Il dolore sembra quindi sempre in agguato, non c’è modo di evitare il confronto: lo sa bene Angelica (Valentina Romani), costretta a fare i conti con il fantasma del padre Mario (Andrea Pennacchi) e a riscoprirlo, tramite gli occhi di Daniele, per cui è stato una guida. Il dolore fa cambiare prospettiva, i pazienti curano, genitori diventano figli, figli che fanno i genitori, proprio come nell’ancora problematico intreccio tra Nina e sua madre Giorgia, incapace di non proiettare il proprio egoismo nella quotidianità e nelle scelte della figlia (Carolina Crescentini).

Nulla, in questa serie, pare avere dei confini definiti, proprio come la percezione di Daniele, che si trova in un limbo, incapace di comprendere fino a che punto il vissuto degli altri si incastri con il proprio, cosa sia giusto o sbagliato, sano o malato. Una sospensione che vede come unica soluzione un urlo disperato all’ingiustizia. Tutto sembra sfocato, nulla si conosce per davvero e con certezza, l’amore non salva, ma complica l’animo umano, lo rende fragile e in balia di una costante instabilità, qualunque sia lo stato mentale. Quindi non si può respingere nulla: bisogna accogliere il dolore e le sue conseguenze, guardando oltre il proprio naso e cercandolo negli occhi degli altri.

Un ritratto preciso, straziante, ma soprattutto vicino delle ferite che possono insediarsi nelle vite di ognuno. Sta qui la forza di Tutto chiede salvezza: trasformare un argomento tabù della nostra società, la salute mentale, ancora oggetto di vergogna e incomprensione, in un’esperienza di com-passione. Un patire comune che permette di abbandonare i preconcetti e avvicinarsi, con rispetto e delicatezza, al labirinto della mente umana, da comprendere nella sua unicità. L’empatia come requisito necessario per convivere nel mondo.

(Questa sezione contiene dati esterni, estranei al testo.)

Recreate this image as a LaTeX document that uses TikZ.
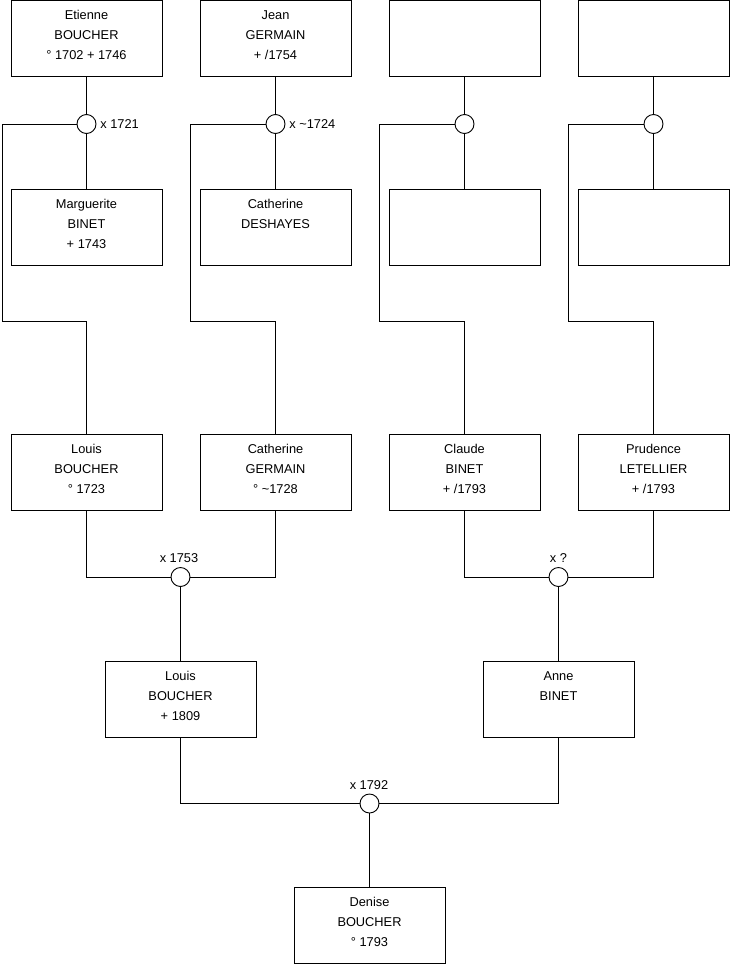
\documentclass[tikz,border=0pt]{standalone}
\usepackage{fontspec}
\setmainfont{Liberation Sans}
\begin{document}
\begin{tikzpicture}[x=1pt,y=-1pt, line width=0.9pt,
 pbox/.style={draw, minimum width=151pt, minimum height=76pt, inner sep=0},
 ptext/.style={anchor=north, inner sep=0, align=center, font=\fontsize{12.8}{20}\selectfont, yshift=-9pt},
 wed/.style={draw, circle, fill=white, minimum size=19pt, inner sep=0},
 wlab/.style={inner sep=0, font=\fontsize{12.8}{14}\selectfont}]
\useasboundingbox (0,0) rectangle (740,975);
\newcommand\pers[3]{\node[pbox] (#1) at (#2) {};\node[ptext] at (#1.north) {\rule{0pt}{10pt}#3};}
% row 1
\pers{a1}{86.5,38.5}{Etienne\\BOUCHER\\° 1702 + 1746}
\pers{a2}{275.5,38.5}{Jean\\GERMAIN\\+ /1754}
\node[pbox] (a3) at (464.5,38.5) {};
\node[pbox] (a4) at (653.5,38.5) {};
% row 2
\pers{b1}{86.5,227}{Marguerite\\BINET\\+ 1743}
\pers{b2}{275.5,227}{Catherine\\DESHAYES}
\node[pbox] (b3) at (464.5,227) {};
\node[pbox] (b4) at (653.5,227) {};
% row 3
\pers{p1}{86.5,472}{Louis\\BOUCHER\\° 1723}
\pers{p2}{275.5,472}{Catherine\\GERMAIN\\° \textasciitilde1728}
\pers{p3}{464.5,472}{Claude\\BINET\\+ /1793}
\pers{p4}{653.5,472}{Prudence\\LETELLIER\\+ /1793}
% row 4
\pers{q1}{180.5,699}{Louis\\BOUCHER\\+ 1809}
\pers{q2}{558.5,699}{Anne\\BINET}
% bottom
\pers{d}{369.5,925}{Denise\\BOUCHER\\° 1793}
% marriage circles
\node[wed] (c1) at (86.5,124) {};
\node[wed] (c2) at (275.5,124) {};
\node[wed] (c3) at (464.5,124) {};
\node[wed] (c4) at (653.5,124) {};
\node[wed] (c5) at (180.5,577) {};
\node[wed] (c6) at (558.5,577) {};
\node[wed] (c7) at (369.5,803.5) {};
% corner coordinates
\coordinate (k1) at (2,321);
\coordinate (k2) at (190.5,321);
\coordinate (k3) at (379.5,321);
\coordinate (k4) at (568.5,321);
% connectors row 1-2-3
\draw (a1.south) -- (c1.north); \draw (c1.south) -- (b1.north); \draw (c1.west) -| (k1) -| (p1.north);
\draw (a2.south) -- (c2.north); \draw (c2.south) -- (b2.north); \draw (c2.west) -| (k2) -| (p2.north);
\draw (a3.south) -- (c3.north); \draw (c3.south) -- (b3.north); \draw (c3.west) -| (k3) -| (p3.north);
\draw (a4.south) -- (c4.north); \draw (c4.south) -- (b4.north); \draw (c4.west) -| (k4) -| (p4.north);
% couples
\draw (p1.south) |- (c5.west); \draw (p2.south) |- (c5.east); \draw (c5.south) -- (q1.north);
\draw (p3.south) |- (c6.west); \draw (p4.south) |- (c6.east); \draw (c6.south) -- (q2.north);
\draw (q1.south) |- (c7.west); \draw (q2.south) |- (c7.east); \draw (c7.south) -- (d.north);
% labels
\node[wlab, anchor=base west] (l1) at ([xshift=3.5pt,yshift=-4pt]c1.east) {x 1721};
\node[wlab, anchor=base west] (l2) at ([xshift=3.5pt,yshift=-4pt]c2.east) {x \textasciitilde1724};
\node[wlab, anchor=base] (l5) at ([xshift=-1.5pt,yshift=4.5pt]c5.north) {x 1753};
\node[wlab, anchor=base] (l6) at ([yshift=4.5pt]c6.north) {x ?};
\node[wlab, anchor=base] (l7) at ([xshift=-0.5pt,yshift=4.5pt]c7.north) {x 1792};
\end{tikzpicture}
\end{document}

E allora dove si può trovare salvezza? La risposta sembra vedersi nella semplicità delle piccole cose: una carezza di una bambina, ignara delle dinamiche del mondo, la gentilezza di un momento quotidiano come la rasatura, le poche parole di una poesia. E le persone, che ci circondano come un paracadute: come si diceva in La Heine di Kassovitz, «l’importante non è la caduta, ma l’atterraggio, fino a qui tutto bene».